Collodion process

The collodion process is an early photographic process which gave way in the late 19th century to today's gelatin emulsion process. It was invented by Frederick Scott Archer in 1848 and developed further by others.

Contents

The original idea

In 1864 W. B. Bolton and B. J. Sayce published the germ of a process which revolutionized photographic manipulations. In the ordinary collodion process of Scott Archer, a sensitive film is procured by coating a glass plate with collodion containing the iodide and bromide of some soluble salt, and then, when set, immersing it in a solution of silver nitrate in order to form silver iodide and silver bromide in the film.

The question that presented itself to Bolton and Sayce was whether it might not be possible to get the sensitive salts of silver formed in the collodion whilst liquid, and a sensitive film given to a plate by merely letting this collodion, containing the salts in suspension, flow over the glass plate. Gaudin had attempted to do this with silver chloride, and later G. W. Simpson had succeeded in perfecting a printing process with collodion containing silver chloride, citric acid and silver nitrate; but the chloride until recently has been considered a slow working salt, and nearly incapable of development.

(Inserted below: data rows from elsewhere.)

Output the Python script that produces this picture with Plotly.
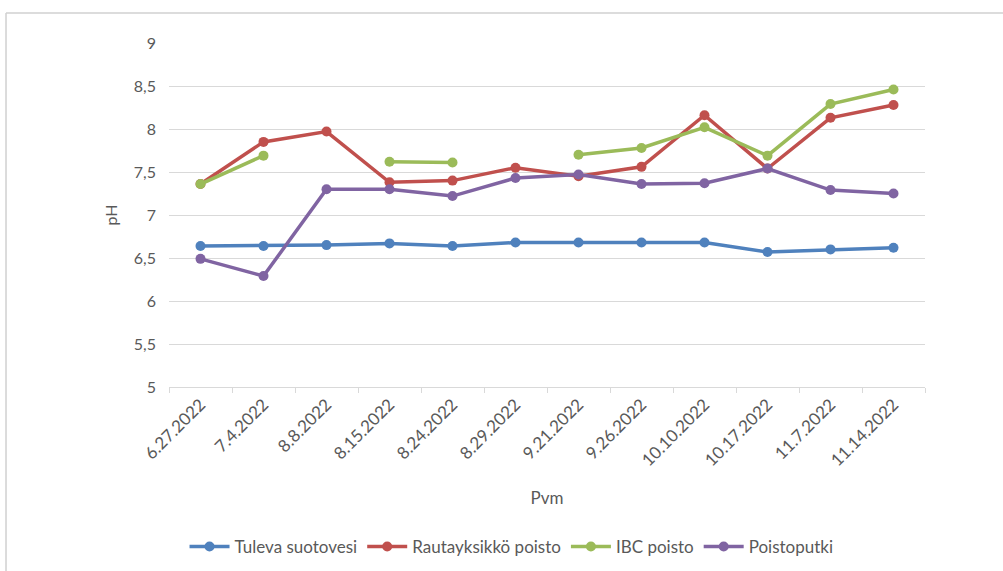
import plotly.graph_objects as go

dates = ["6.27.2022", "7.4.2022", "8.8.2022", "8.15.2022", "8.24.2022", "8.29.2022",
         "9.21.2022", "9.26.2022", "10.10.2022", "10.17.2022", "11.7.2022", "11.14.2022"]
tuleva = [6.64, 6.64, 6.65, 6.67, 6.64, 6.68, 6.68, 6.68, 6.68, 6.57, 6.60, 6.62]
rauta = [7.36, 7.85, 7.97, 7.38, 7.40, 7.55, 7.45, 7.56, 8.16, 7.54, 8.13, 8.28]
ibc = [7.36, 7.69, None, 7.62, 7.61, None, 7.70, 7.78, 8.02, 7.69, 8.29, 8.46]
poisto = [6.49, 6.29, 7.30, 7.30, 7.22, 7.43, 7.47, 7.36, 7.37, 7.54, 7.29, 7.25]

series = [
    ("Tuleva suotovesi", tuleva, "#4F81BD"),
    ("Rautayksikkö poisto", rauta, "#C0504D"),
    ("IBC poisto", ibc, "#9BBB59"),
    ("Poistoputki", poisto, "#8064A2"),
]

fig = go.Figure()
for name, vals, col in series:
    fig.add_trace(go.Scatter(
        x=dates, y=vals, name=name, mode="lines+markers",
        line=dict(color=col, width=3.5),
        marker=dict(color=col, size=10),
        connectgaps=False,
    ))

font = "Lato, 'Open Sans', sans-serif"
fig.update_layout(
    width=1003, height=571,
    margin=dict(l=169, r=78, t=43, b=184),
    paper_bgcolor="white", plot_bgcolor="white",
    separators=", ",
    font=dict(family=font, color="#595959", size=14),
    showlegend=True,
    legend=dict(orientation="h", xref="container", x=0.51, xanchor="center",
                yref="container", y=0.042, yanchor="middle",
                font=dict(size=17, color="#595959"), itemwidth=40, tracegroupgap=0),
    xaxis=dict(
        type="category", range=[-0.5, len(dates) - 0.5], automargin=False,
        showgrid=False, showline=True, linecolor="#D9D9D9", linewidth=1,
        ticks="outside", tickson="boundaries", ticklen=5, tickcolor="#D9D9D9",
        tickangle=-45, tickfont=dict(size=17, color="#595959"),
        title=dict(text="Pvm", font=dict(size=17, color="#595959"), standoff=22),
    ),
    yaxis=dict(
        range=[5, 9], dtick=0.5, automargin=False,
        showgrid=True, gridcolor="#D9D9D9", gridwidth=1,
        zeroline=False, showline=False, ticks="", tickfont=dict(size=16, color="#595959"),
        ticklabelstandoff=12,
        title=dict(text="pH", font=dict(size=16, color="#595959"), standoff=12),
    ),
)

# outer chart border (top and left edges visible)
fig.add_shape(type="line", xref="paper", yref="paper", x0=-0.2156, x1=1.2, y0=1.0872, y1=1.0872,
              line=dict(color="#D0D0D0", width=1.5))
fig.add_shape(type="line", xref="paper", yref="paper", x0=-0.2156, x1=-0.2156, y0=1.0872, y1=-0.6,
              line=dict(color="#D0D0D0", width=1.5))

fig.write_html("out.html")
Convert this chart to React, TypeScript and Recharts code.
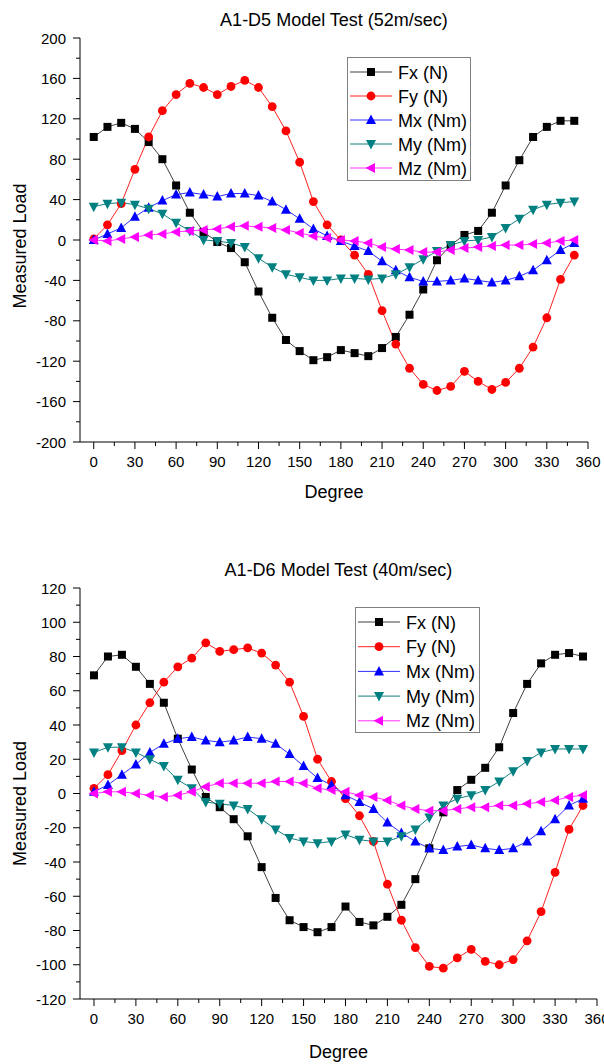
import { Label, Legend, Line, LineChart, XAxis, YAxis } from 'recharts';

const FONT = '"Liberation Sans", Arial, sans-serif';

const DEGREES = [0, 10, 20, 30, 40, 50, 60, 70, 80, 90, 100, 110, 120, 130, 140, 150, 160, 170, 180, 190, 200, 210, 220, 230, 240, 250, 260, 270, 280, 290, 300, 310, 320, 330, 340, 350];

const DEGREE_TICKS = [0, 15, 30, 45, 60, 75, 90, 105, 120, 135, 150, 165, 180, 195, 210, 225, 240, 255, 270, 285, 300, 315, 330, 345, 360];
const D5_LOAD_TICKS = [-200, -180, -160, -140, -120, -100, -80, -60, -40, -20, 0, 20, 40, 60, 80, 100, 120, 140, 160, 180, 200];
const D6_LOAD_TICKS = [-120, -110, -100, -90, -80, -70, -60, -50, -40, -30, -20, -10, 0, 10, 20, 30, 40, 50, 60, 70, 80, 90, 100, 110, 120];

// A1-D5, 52 m/s
const D5_FX = [102, 112, 116, 110, 97, 80, 54, 27, 8, -2, -8, -22, -51, -77, -99, -110, -119, -116, -109, -112, -115, -107, -96, -74, -49, -20, -5, 5, 9, 27, 54, 79, 102, 112, 118, 118];
const D5_FY = [1, 15, 36, 70, 102, 128, 144, 155, 151, 144, 152, 158, 151, 132, 108, 77, 38, 15, 0, -15, -34, -70, -103, -127, -143, -149, -145, -130, -140, -148, -141, -127, -106, -77, -39, -15];
const D5_MX = [0, 6, 12, 23, 32, 39, 45, 47, 45, 43, 46, 46, 44, 38, 30, 21, 11, 4, -1, -6, -11, -21, -30, -37, -41, -41, -40, -38, -40, -42, -40, -36, -30, -20, -10, -3];
const D5_MY = [33, 36, 37, 35, 31, 26, 17, 9, 0, -1, -3, -7, -18, -27, -34, -37, -40, -40, -38, -38, -39, -38, -34, -27, -19, -11, -5, -1, 0, 3, 12, 21, 30, 35, 37, 38];
const D5_MZ = [0, -1, 1, 3, 5, 6, 8, 9, 10, 11, 13, 14, 13, 12, 10, 7, 4, 2, 0, -1, -3, -7, -9, -10, -12, -12, -10, -8, -7, -6, -5, -5, -4, -3, -1, 0];

// A1-D6, 40 m/s
const D6_FX = [69, 80, 81, 74, 64, 53, 32, 14, -2, -8, -15, -25, -43, -61, -74, -78, -81, -78, -66, -75, -77, -72, -65, -50, -32, -11, 2, 8, 15, 27, 47, 64, 76, 81, 82, 80];
const D6_FY = [3, 11, 25, 40, 53, 65, 74, 79, 88, 83, 84, 85, 82, 75, 65, 45, 20, 7, -3, -13, -28, -53, -74, -90, -101, -102, -96, -91, -98, -100, -97, -86, -69, -46, -21, -7];
const D6_MX = [1, 5, 11, 17, 24, 29, 32, 33, 31, 30, 31, 33, 32, 29, 23, 16, 9, 5, -1, -5, -9, -17, -23, -28, -32, -33, -31, -30, -32, -33, -32, -28, -22, -15, -7, -3];
const D6_MY = [24, 27, 27, 24, 20, 16, 8, 3, -5, -6, -7, -9, -15, -21, -26, -28, -29, -28, -24, -27, -28, -28, -25, -21, -14, -7, -3, -1, 2, 7, 13, 19, 24, 26, 26, 26];
const D6_MZ = [0, 1, 1, 0, -1, -2, -1, 1, 4, 6, 6, 6, 6, 7, 7, 6, 3, 2, 1, -1, -2, -4, -7, -9, -10, -10, -9, -8, -8, -7, -7, -6, -5, -4, -2, -1];

const SERIES = [
    { key: 'fx', name: 'Fx (N)', stroke: '#404040', fill: '#000000', shape: 'square' },
    { key: 'fy', name: 'Fy (N)', stroke: '#ff2020', fill: '#ff0000', shape: 'circle' },
    { key: 'mx', name: 'Mx (Nm)', stroke: '#3030ff', fill: '#0000ff', shape: 'up' },
    { key: 'my', name: 'My (Nm)', stroke: '#108080', fill: '#008080', shape: 'down' },
    { key: 'mz', name: 'Mz (Nm)', stroke: '#ff30ff', fill: '#ff00ff', shape: 'left' },
];

const buildRows = (fx: number[], fy: number[], mx: number[], my: number[], mz: number[]) =>
    DEGREES.map((deg, i) => ({ deg, fx: fx[i], fy: fy[i], mx: mx[i], my: my[i], mz: mz[i] }));

function Marker({ shape, cx, cy, fill }: { shape: string; cx?: number; cy?: number; fill: string }) {
    if (cx == null || cy == null) return null;
    switch (shape) {
        case 'square':
            return <rect x={cx - 4} y={cy - 4} width={8} height={8} fill={fill} />;
        case 'circle':
            return <circle cx={cx} cy={cy} r={4.4} fill={fill} />;
        case 'up':
            return <polygon points={`${cx},${cy - 5.5} ${cx + 5},${cy + 4} ${cx - 5},${cy + 4}`} fill={fill} />;
        case 'down':
            return <polygon points={`${cx - 5},${cy - 4} ${cx + 5},${cy - 4} ${cx},${cy + 5.5}`} fill={fill} />;
        default:
            return <polygon points={`${cx - 5.5},${cy} ${cx + 4},${cy - 5} ${cx + 4},${cy + 5}`} fill={fill} />;
    }
}

function LegendBox({ w, h, gap }: { w: number; h: number; gap: number }) {
    return (
        <svg width={w} height={h} style={{ display: 'block' }}>
            <rect x={0.5} y={0.5} width={w - 1} height={h - 1} fill="#fff" stroke="#808080" />
            {SERIES.map((s, i) => {
                const cy = 15 + i * gap;
                return (
                    <g key={s.key}>
                        <line x1={3} x2={45} y1={cy} y2={cy} stroke={s.stroke} />
                        <Marker shape={s.shape} cx={24} cy={cy} fill={s.fill} />
                        <text x={51} y={cy + 6.5} fontSize={18} fontFamily={FONT} fill="#000">
                            {s.name}
                        </text>
                    </g>
                );
            })}
        </svg>
    );
}

const DegreeTick = (props: any) => {
    const { x, y, payload } = props;
    const major = payload.value % 30 === 0;
    return (
        <g>
            <line x1={x} x2={x} y1={y} y2={y + (major ? 7 : 4)} stroke="#000" />
            {major && (
                <text x={x} y={y + 25} textAnchor="middle" fontSize={15} fontFamily={FONT} fill="#000">
                    {payload.value}
                </text>
            )}
        </g>
    );
};

const makeLoadTick = (step: number) => (props: any) => {
    const { x, y, payload } = props;
    const major = payload.value % step === 0;
    return (
        <g>
            <line x1={x - (major ? 7 : 4)} x2={x} y1={y} y2={y} stroke="#000" />
            {major && (
                <text x={x - 14} y={y + 5.5} textAnchor="end" fontSize={15} fontFamily={FONT} fill="#000">
                    {payload.value}
                </text>
            )}
        </g>
    );
};

type ChartProps = {
    title: string;
    rows: ReturnType<typeof buildRows>;
    loadTicks: number[];
    labelStep: number;
    top: number;
    height: number;
    marginRight: number;
    xAxisHeight: number;
    degreeDy: number;
    loadShift: number;
    legend: { left: number; top: number; w: number; h: number; gap: number };
};

function LoadChart(p: ChartProps) {
    const plotW = 604 - 80 - p.marginRight;
    const lo = p.loadTicks[0];
    const hi = p.loadTicks[p.loadTicks.length - 1];
    return (
        <div style={{ position: 'absolute', left: 0, top: p.top, width: 604, height: p.height }}>
            <LineChart width={604} height={p.height} data={p.rows} margin={{ top: 38, right: p.marginRight, bottom: 0, left: 0 }}>
                <XAxis
                    dataKey="deg"
                    type="number"
                    domain={[-10, 360]}
                    ticks={DEGREE_TICKS}
                    interval={0}
                    height={p.xAxisHeight}
                    tickSize={0}
                    tickMargin={0}
                    tickLine={false}
                    tick={DegreeTick}
                    axisLine={{ stroke: '#000' }}
                >
                    <Label
                        content={(lp: any) => {
                            const vb = lp.viewBox;
                            return (
                                <text x={vb.x + vb.width / 2} y={vb.y + p.degreeDy} textAnchor="middle" fontSize={18} fontFamily={FONT} fill="#000">
                                    Degree
                                </text>
                            );
                        }}
                    />
                </XAxis>
                <YAxis
                    type="number"
                    domain={[lo, hi]}
                    ticks={p.loadTicks}
                    interval={0}
                    width={80}
                    tickSize={0}
                    tickMargin={0}
                    tickLine={false}
                    tick={makeLoadTick(p.labelStep)}
                    axisLine={{ stroke: '#000' }}
                >
                    <Label
                        content={(lp: any) => {
                            const vb = lp.viewBox;
                            const cx = 26;
                            const cy = vb.y + vb.height / 2 + p.loadShift;
                            return (
                                <text x={cx} y={cy} transform={`rotate(-90, ${cx}, ${cy})`} textAnchor="middle" fontSize={18} fontFamily={FONT} fill="#000">
                                    Measured Load
                                </text>
                            );
                        }}
                    />
                </YAxis>
                <Legend
                    layout="vertical"
                    align="center"
                    verticalAlign="middle"
                    wrapperStyle={{ left: p.legend.left, top: p.legend.top, width: p.legend.w, height: p.legend.h }}
                    content={() => <LegendBox w={p.legend.w} h={p.legend.h} gap={p.legend.gap} />}
                />
                {SERIES.map((s) => (
                    <Line
                        key={s.key}
                        dataKey={s.key}
                        name={s.name}
                        stroke={s.stroke}
                        strokeWidth={1}
                        type="linear"
                        isAnimationActive={false}
                        activeDot={false}
                        dot={(d: any) => <Marker key={`${s.key}-${d.index}`} shape={s.shape} cx={d.cx} cy={d.cy} fill={s.fill} />}
                    />
                ))}
            </LineChart>
            <div
                style={{
                    position: 'absolute',
                    left: 80,
                    width: plotW,
                    top: 11,
                    textAlign: 'center',
                    fontSize: 18,
                    lineHeight: '18px',
                    fontFamily: FONT,
                    color: '#000',
                }}
            >
                {p.title}
            </div>
        </div>
    );
}

export default function App() {
    return (
        <div style={{ position: 'absolute', left: 0, top: 0, width: 604, height: 1064, background: '#fff', overflow: 'hidden' }}>
            <LoadChart
                title="A1-D5 Model Test (52m/sec)"
                rows={buildRows(D5_FX, D5_FY, D5_MX, D5_MY, D5_MZ)}
                loadTicks={D5_LOAD_TICKS}
                labelStep={40}
                top={0}
                height={510}
                marginRight={16}
                xAxisHeight={68}
                degreeDy={56}
                loadShift={6}
                legend={{ left: 347, top: 57, w: 124, h: 124, gap: 24 }}
            />
            <LoadChart
                title="A1-D6 Model Test (40m/sec)"
                rows={buildRows(D6_FX, D6_FY, D6_MX, D6_MY, D6_MZ)}
                loadTicks={D6_LOAD_TICKS}
                labelStep={20}
                top={550}
                height={514}
                marginRight={7}
                xAxisHeight={65}
                degreeDy={59}
                loadShift={10}
                legend={{ left: 355, top: 57, w: 125, h: 126, gap: 24.7 }}
            />
        </div>
    );
}
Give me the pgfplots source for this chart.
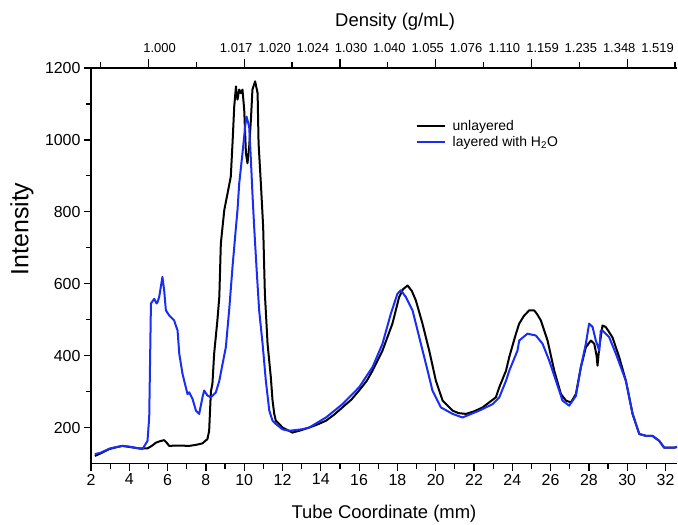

Up to the time of W. B. Bolton and B. J. Sayce's experiments silver iodide had been considered the staple of a sensitive film on which to take negatives; and though bromide had been used by Major Russell and others, it had not met with so much favour as to lead to the omission of the iodide. At the date mentioned the suspension of silver iodide in collodion was not thought practicable, and the inventors of the process turned their attention to silver bromide, which they found could be secured in such a fine state of division that it remained suspended for a considerable time in collodion, and even when precipitated could be resuspended by simple agitation.

The basic method

The outline of the method was to dissolve a soluble bromide in plain collodion, and add to it drop by drop an alcoholic solution of silver nitrate, the latter being in excess or defect, according to the will of the operator. To prepare a sensitive surface the collodion containing the emulsified sensitive salt was poured over a glass plate, allowed to set, and washed till all the soluble salts resulting from the double decomposition of the soluble bromide and the silver nitrate, together with the unaltered soluble bromide or silver nitrate, were removed, when the film was exposed wet, or allowed to dry and then exposed.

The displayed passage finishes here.